> BRIEF:
Copy each of the entries below faithfully, setting aside any pictures.

# RECORDS FOR THE TASK start

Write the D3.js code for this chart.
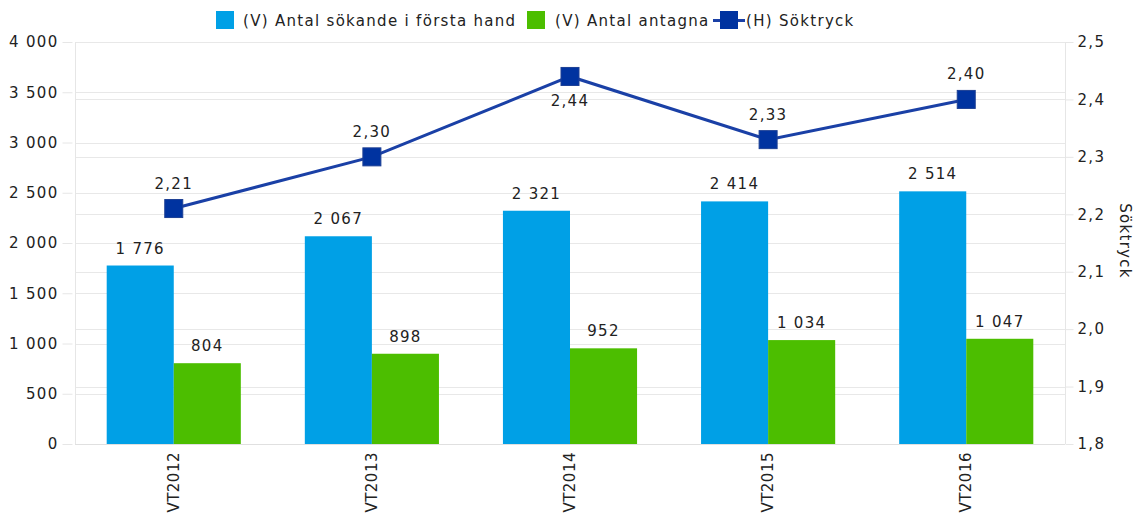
<!DOCTYPE html>
<html><head><meta charset="utf-8">
<script src="https://cdn.jsdelivr.net/npm/d3@7"></script>
<style>body{margin:0;background:#fff}svg{display:block}text{font-family:"DejaVu Sans",Verdana,sans-serif;fill:#222;letter-spacing:1.3px}</style>
</head><body><svg id="c" width="1138" height="516"></svg>
<script>
const categories=["VT2012","VT2013","VT2014","VT2015","VT2016"];
const sokande=[1776,2067,2321,2414,2514];
const antagna=[804,898,952,1034,1047];
const soktryck=[2.21,2.30,2.44,2.33,2.40];
const leftTicks=[0,500,1000,1500,2000,2500,3000,3500,4000];
const rightTicks=[1.8,1.9,2.0,2.1,2.2,2.3,2.4,2.5];
const seriesNames=["(V) Antal sökande i första hand","(V) Antal antagna","(H) Söktryck"];
const colors=["#00a0e6","#4cbe00","#0033a0"];

const FS=15;
const svg=d3.select("#c");
const L=75,R=1065,T=42,B=444;
const x=d3.scaleBand().domain(categories).range([L,R]).paddingInner(0.323).paddingOuter(0.16);
const xs=d3.scaleBand().domain([0,1]).range([0,x.bandwidth()]);
const yL=d3.scaleLinear().domain([0,4000]).range([B,T]);
const yR=d3.scaleLinear().domain([1.8,2.5]).range([B,T]);
const fmt=v=>d3.format(",")(v).replace(/,/g," ");
const fmtR=v=>d3.format(".1f")(v).replace(".",",");
const fmtR2=v=>d3.format(".2f")(v).replace(".",",");

// grid
svg.append("g").selectAll("line").data(leftTicks).join("line")
 .attr("x1",L).attr("x2",R).attr("y1",d=>Math.round(yL(d))+0.5).attr("y2",d=>Math.round(yL(d))+0.5).attr("stroke","#e8e8e8");
svg.append("g").selectAll("line").data(rightTicks).join("line")
 .attr("x1",L).attr("x2",R).attr("y1",d=>Math.round(yR(d))+0.5).attr("y2",d=>Math.round(yR(d))+0.5).attr("stroke","#e8e8e8");

// left axis
const gl=svg.append("g").attr("transform",`translate(${L+0.5},0)`)
 .call(d3.axisLeft(yL).tickValues(leftTicks).tickFormat(fmt).tickSize(12).tickPadding(5));
gl.attr("font-family",null);
gl.select(".domain").attr("stroke","#e6e6e6").attr("d",`M0,${T}V${B}`);
gl.selectAll(".tick line").attr("stroke","#e6e6e6").attr("x1",-3).attr("x2",-13);
gl.selectAll(".tick text").attr("font-size",FS).attr("fill","#222").attr("x",-17);

// right axis
const gr=svg.append("g").attr("transform",`translate(${R+0.5},0)`)
 .call(d3.axisRight(yR).tickValues(rightTicks).tickFormat(fmtR).tickSize(8).tickPadding(5));
gr.attr("font-family",null);
gr.select(".domain").attr("stroke","#e6e6e6").attr("d",`M0,${T}V${B}`);
gr.selectAll(".tick line").attr("stroke","#e6e6e6");
gr.selectAll(".tick text").attr("font-size",FS).attr("fill","#222").attr("x",12);
svg.append("text").attr("transform",`translate(1120,241) rotate(90)`).attr("text-anchor","middle")
 .attr("font-size",FS).text("Söktryck");

// bars
const g=svg.append("g");
[sokande,antagna].forEach((vals,si)=>{
 g.selectAll(null).data(vals).join("rect")
  .attr("x",(d,i)=>x(categories[i])+xs(si)).attr("width",xs.bandwidth())
  .attr("y",d=>yL(d)).attr("height",d=>B-yL(d)).attr("fill",colors[si]);
 g.selectAll(null).data(vals).join("text")
  .attr("x",(d,i)=>x(categories[i])+xs(si)+xs.bandwidth()/2).attr("y",d=>yL(d)-12)
  .attr("text-anchor","middle").attr("font-size",FS).text(fmt);
});

// x axis baseline
svg.append("line").attr("x1",L).attr("x2",R).attr("y1",B+0.5).attr("y2",B+0.5).attr("stroke","#e0e0e0");
// x labels
svg.append("g").selectAll("text").data(categories).join("text")
 .attr("transform",d=>`translate(${x(d)+x.bandwidth()/2+5},452) rotate(-90)`)
 .attr("text-anchor","end").attr("font-size",FS).style("letter-spacing","0.5px").text(d=>d);

// line
const cx=i=>x(categories[i])+x.bandwidth()/2;
svg.append("path").datum(soktryck).attr("fill","none").attr("stroke","#1a40a6").attr("stroke-width",3)
 .attr("d",d3.line().x((d,i)=>cx(i)).y(d=>yR(d)));
svg.append("g").selectAll("rect").data(soktryck).join("rect")
 .attr("x",(d,i)=>cx(i)-9).attr("y",d=>yR(d)-9).attr("width",18).attr("height",18)
 .attr("fill",colors[2]).attr("stroke","#1c3f94").attr("stroke-width",1);
svg.append("g").selectAll("text").data(soktryck).join("text")
 .attr("x",(d,i)=>cx(i)).attr("y",(d,i)=>i===2?yR(d)+30:yR(d)-20)
 .attr("text-anchor","middle").attr("font-size",FS).text(fmtR2);

// legend
const lg=svg.append("g");
lg.append("rect").attr("x",216).attr("y",11).attr("width",18).attr("height",18).attr("fill",colors[0]);
lg.append("text").attr("x",243).attr("y",26).attr("font-size",FS).text(seriesNames[0]);
lg.append("rect").attr("x",527).attr("y",11).attr("width",18).attr("height",18).attr("fill",colors[1]);
lg.append("text").attr("x",555).attr("y",26).attr("font-size",FS).text(seriesNames[1]);
lg.append("line").attr("x1",713).attr("x2",745).attr("y1",20.5).attr("y2",20.5).attr("stroke","#1a40a6").attr("stroke-width",3);
lg.append("rect").attr("x",720).attr("y",11).attr("width",18).attr("height",18).attr("fill",colors[2]);
lg.append("text").attr("x",746).attr("y",26).attr("font-size",FS).text(seriesNames[2]);
</script></body></html>
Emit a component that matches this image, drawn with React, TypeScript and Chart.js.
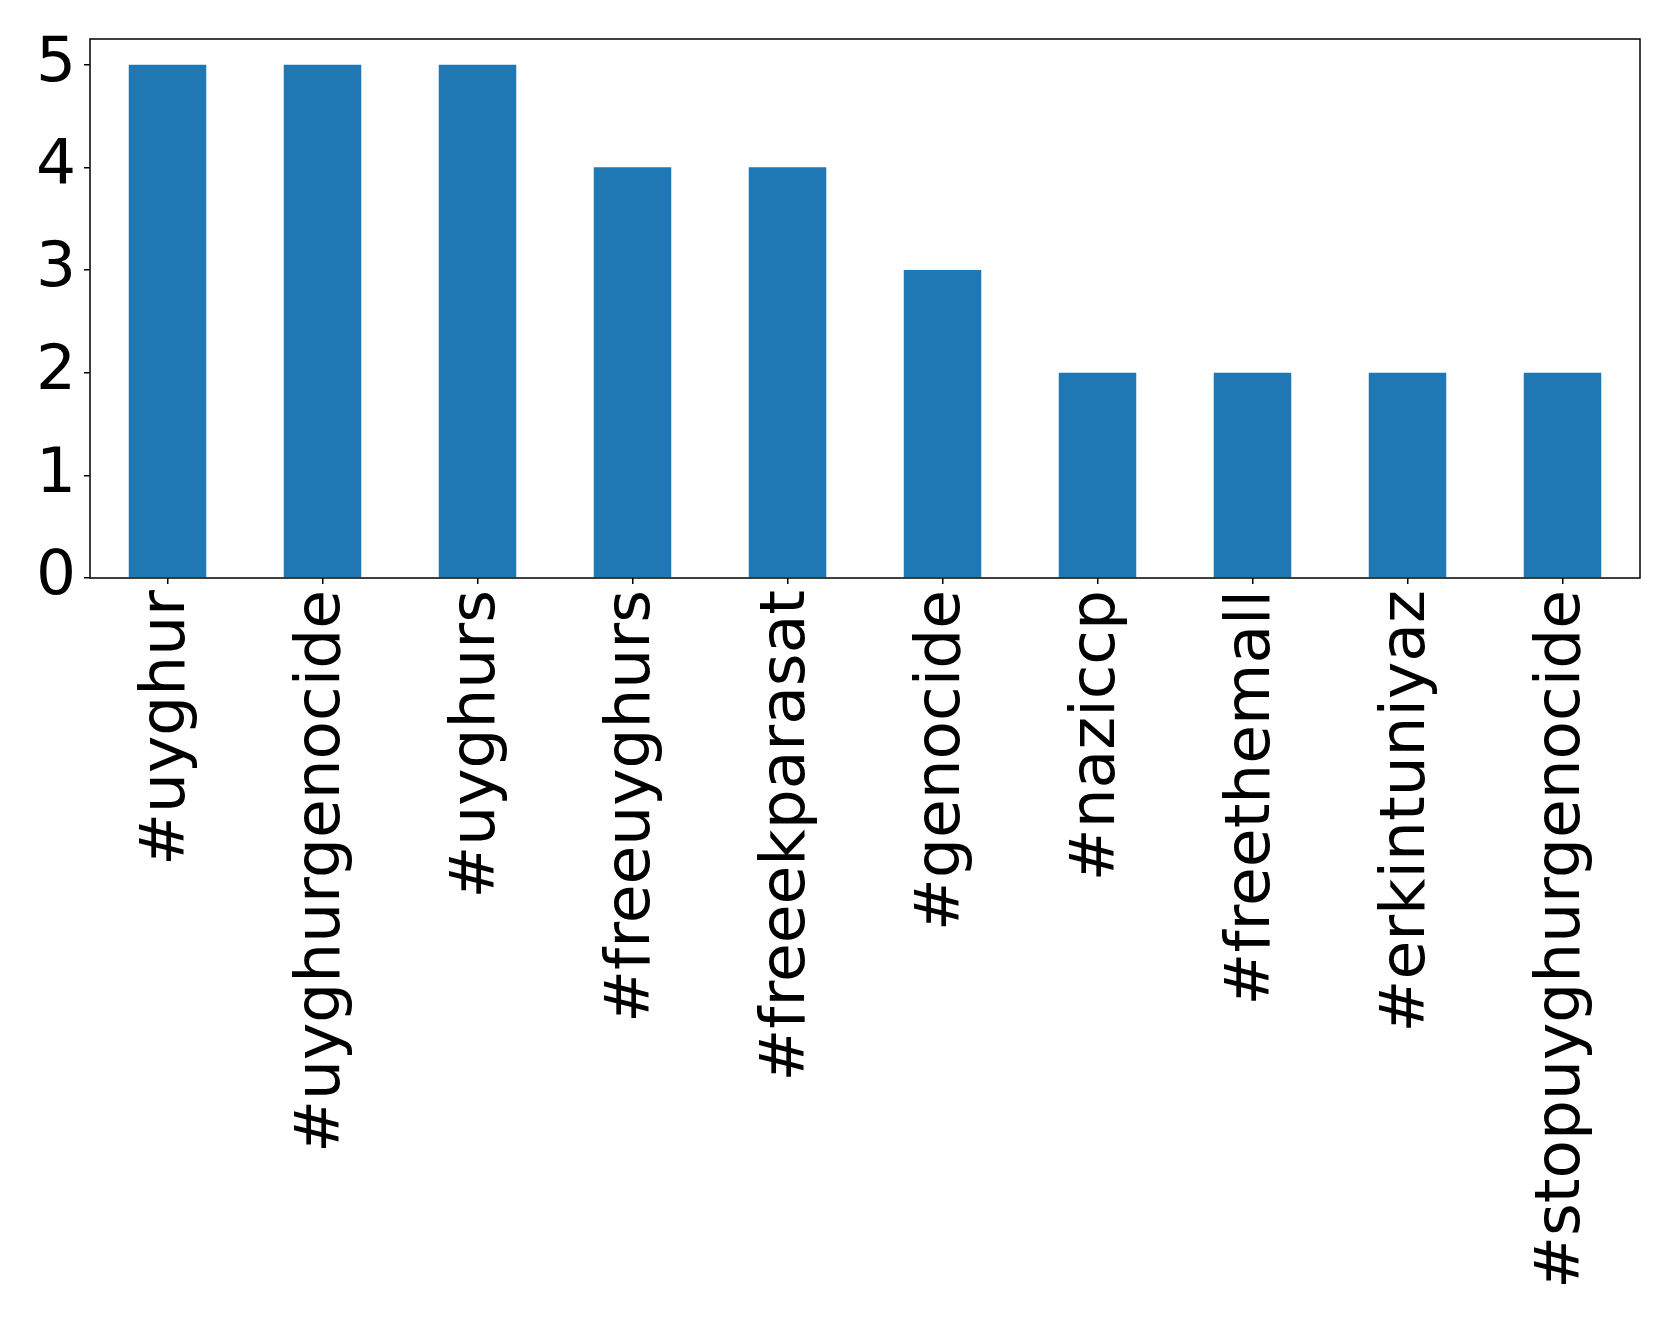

# RECORDS FOR THE TASK end

> TASK SOLUTION:
Write the D3.js code for this chart.
<!DOCTYPE html>
<html><head><meta charset="utf-8">
<script src="https://cdn.jsdelivr.net/npm/d3@7"></script>
<style>body{margin:0;background:#fff}svg{display:block}text{font-family:"DejaVu Sans",Verdana,sans-serif;fill:#222;letter-spacing:1.3px}</style>
</head><body><svg id="c" width="1138" height="516"></svg>
<script>
const categories=["VT2012","VT2013","VT2014","VT2015","VT2016"];
const sokande=[1776,2067,2321,2414,2514];
const antagna=[804,898,952,1034,1047];
const soktryck=[2.21,2.30,2.44,2.33,2.40];
const leftTicks=[0,500,1000,1500,2000,2500,3000,3500,4000];
const rightTicks=[1.8,1.9,2.0,2.1,2.2,2.3,2.4,2.5];
const seriesNames=["(V) Antal sökande i första hand","(V) Antal antagna","(H) Söktryck"];
const colors=["#00a0e6","#4cbe00","#0033a0"];

const FS=15;
const svg=d3.select("#c");
const L=75,R=1065,T=42,B=444;
const x=d3.scaleBand().domain(categories).range([L,R]).paddingInner(0.323).paddingOuter(0.16);
const xs=d3.scaleBand().domain([0,1]).range([0,x.bandwidth()]);
const yL=d3.scaleLinear().domain([0,4000]).range([B,T]);
const yR=d3.scaleLinear().domain([1.8,2.5]).range([B,T]);
const fmt=v=>d3.format(",")(v).replace(/,/g," ");
const fmtR=v=>d3.format(".1f")(v).replace(".",",");
const fmtR2=v=>d3.format(".2f")(v).replace(".",",");

// grid
svg.append("g").selectAll("line").data(leftTicks).join("line")
 .attr("x1",L).attr("x2",R).attr("y1",d=>Math.round(yL(d))+0.5).attr("y2",d=>Math.round(yL(d))+0.5).attr("stroke","#e8e8e8");
svg.append("g").selectAll("line").data(rightTicks).join("line")
 .attr("x1",L).attr("x2",R).attr("y1",d=>Math.round(yR(d))+0.5).attr("y2",d=>Math.round(yR(d))+0.5).attr("stroke","#e8e8e8");

// left axis
const gl=svg.append("g").attr("transform",`translate(${L+0.5},0)`)
 .call(d3.axisLeft(yL).tickValues(leftTicks).tickFormat(fmt).tickSize(12).tickPadding(5));
gl.attr("font-family",null);
gl.select(".domain").attr("stroke","#e6e6e6").attr("d",`M0,${T}V${B}`);
gl.selectAll(".tick line").attr("stroke","#e6e6e6").attr("x1",-3).attr("x2",-13);
gl.selectAll(".tick text").attr("font-size",FS).attr("fill","#222").attr("x",-17);

// right axis
const gr=svg.append("g").attr("transform",`translate(${R+0.5},0)`)
 .call(d3.axisRight(yR).tickValues(rightTicks).tickFormat(fmtR).tickSize(8).tickPadding(5));
gr.attr("font-family",null);
gr.select(".domain").attr("stroke","#e6e6e6").attr("d",`M0,${T}V${B}`);
gr.selectAll(".tick line").attr("stroke","#e6e6e6");
gr.selectAll(".tick text").attr("font-size",FS).attr("fill","#222").attr("x",12);
svg.append("text").attr("transform",`translate(1120,241) rotate(90)`).attr("text-anchor","middle")
 .attr("font-size",FS).text("Söktryck");

// bars
const g=svg.append("g");
[sokande,antagna].forEach((vals,si)=>{
 g.selectAll(null).data(vals).join("rect")
  .attr("x",(d,i)=>x(categories[i])+xs(si)).attr("width",xs.bandwidth())
  .attr("y",d=>yL(d)).attr("height",d=>B-yL(d)).attr("fill",colors[si]);
 g.selectAll(null).data(vals).join("text")
  .attr("x",(d,i)=>x(categories[i])+xs(si)+xs.bandwidth()/2).attr("y",d=>yL(d)-12)
  .attr("text-anchor","middle").attr("font-size",FS).text(fmt);
});

// x axis baseline
svg.append("line").attr("x1",L).attr("x2",R).attr("y1",B+0.5).attr("y2",B+0.5).attr("stroke","#e0e0e0");
// x labels
svg.append("g").selectAll("text").data(categories).join("text")
 .attr("transform",d=>`translate(${x(d)+x.bandwidth()/2+5},452) rotate(-90)`)
 .attr("text-anchor","end").attr("font-size",FS).style("letter-spacing","0.5px").text(d=>d);

// line
const cx=i=>x(categories[i])+x.bandwidth()/2;
svg.append("path").datum(soktryck).attr("fill","none").attr("stroke","#1a40a6").attr("stroke-width",3)
 .attr("d",d3.line().x((d,i)=>cx(i)).y(d=>yR(d)));
svg.append("g").selectAll("rect").data(soktryck).join("rect")
 .attr("x",(d,i)=>cx(i)-9).attr("y",d=>yR(d)-9).attr("width",18).attr("height",18)
 .attr("fill",colors[2]).attr("stroke","#1c3f94").attr("stroke-width",1);
svg.append("g").selectAll("text").data(soktryck).join("text")
 .attr("x",(d,i)=>cx(i)).attr("y",(d,i)=>i===2?yR(d)+30:yR(d)-20)
 .attr("text-anchor","middle").attr("font-size",FS).text(fmtR2);

// legend
const lg=svg.append("g");
lg.append("rect").attr("x",216).attr("y",11).attr("width",18).attr("height",18).attr("fill",colors[0]);
lg.append("text").attr("x",243).attr("y",26).attr("font-size",FS).text(seriesNames[0]);
lg.append("rect").attr("x",527).attr("y",11).attr("width",18).attr("height",18).attr("fill",colors[1]);
lg.append("text").attr("x",555).attr("y",26).attr("font-size",FS).text(seriesNames[1]);
lg.append("line").attr("x1",713).attr("x2",745).attr("y1",20.5).attr("y2",20.5).attr("stroke","#1a40a6").attr("stroke-width",3);
lg.append("rect").attr("x",720).attr("y",11).attr("width",18).attr("height",18).attr("fill",colors[2]);
lg.append("text").attr("x",746).attr("y",26).attr("font-size",FS).text(seriesNames[2]);
</script></body></html>
Emit a component that matches this image, drawn with React, TypeScript and Chart.js.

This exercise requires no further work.